The board of directors of Finnish public sector pension provider Keva is set to propose a reduction in the equalisation levy paid by public sector employers in 2026.
If approved, the total equalisation levy for 2026 would amount to €553m, representing a €24m decrease from 2025.
The proposed change would bring the overall contribution rate down by 0.15 percentage points to 26.6 per cent of the payroll of Keva’s member organisations.
The Ministry of Finance will confirm the final level of the levy in December, in accordance with the Keva Act.
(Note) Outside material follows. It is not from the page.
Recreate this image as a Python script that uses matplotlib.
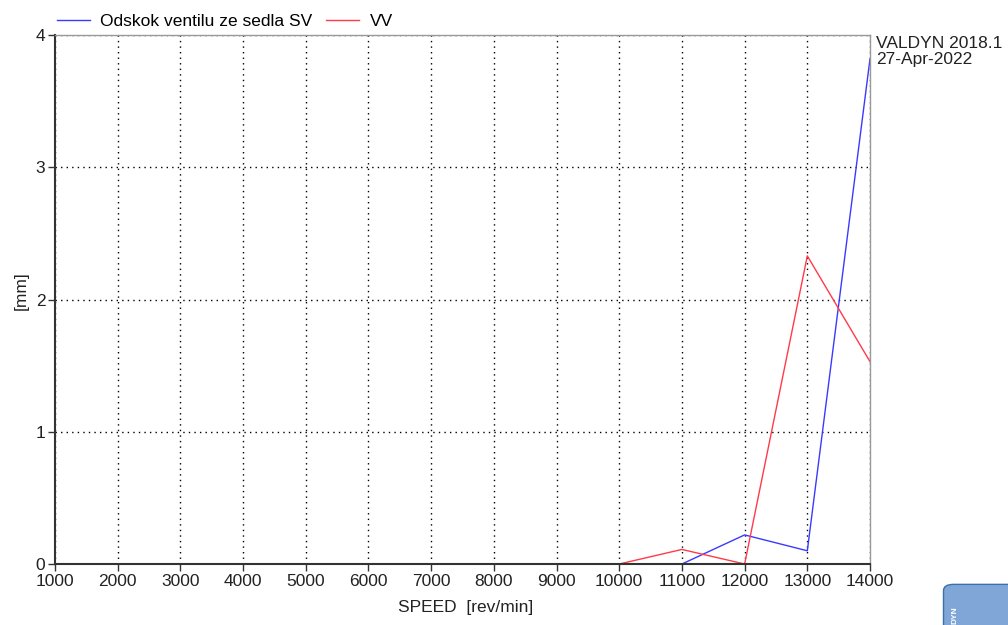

Of the total levy, 48.7 per cent would be paid by municipalities and 51.3 per cent by regional welfare authorities. The amount payable by each municipality or welfare region is not linked to the wages paid, but instead distributed in proportion to their tax or state funding.
Keva said that, based on current data and assumptions, the financial position of its pension system remains stable, allowing for a further moderate reduction in contribution levels.
“The fund has recovered from the dip in early 2025. Payroll growth has slowed and the number of insured persons has levelled off, but lower inflation and wage pressures are supporting real payroll growth,” Keva said.
The organisation added that its financial position has strengthened steadily since the mid-2010s, enabling a series of gradual premium reductions since 2015.
Keva’s member organisations pay two components: a payroll-based pension contribution and the equalisation contribution shared between municipalities and welfare regions.
Within the overall structure, the average salary-based pension contribution mirrors the average TyEL (Employees Pensions Act) rate. According to the Finnish labour market confederations’ proposal, the TyEL contribution for 2026 will remain at 24.4 per cent of wages and salaries.
The payroll-based pension contribution comprises an earnings-related pension component and a disability pension component.
Keva’s board will propose that in 2026, the earnings-related pension contribution be set at 23.6 per cent of wages and salaries, while the average disability pension contribution will remain at 0.8 per cent, with a maximum rate of 4.4 per cent.
The payroll contribution also includes the employee’s pension share, which is withheld by the employer.
Under the 2017 pension reform, the higher employee contribution for those aged 53–62 will end in 2026, leaving a uniform 7.3 per cent employee rate. On average, employers will contribute 17.1 per cent of wages.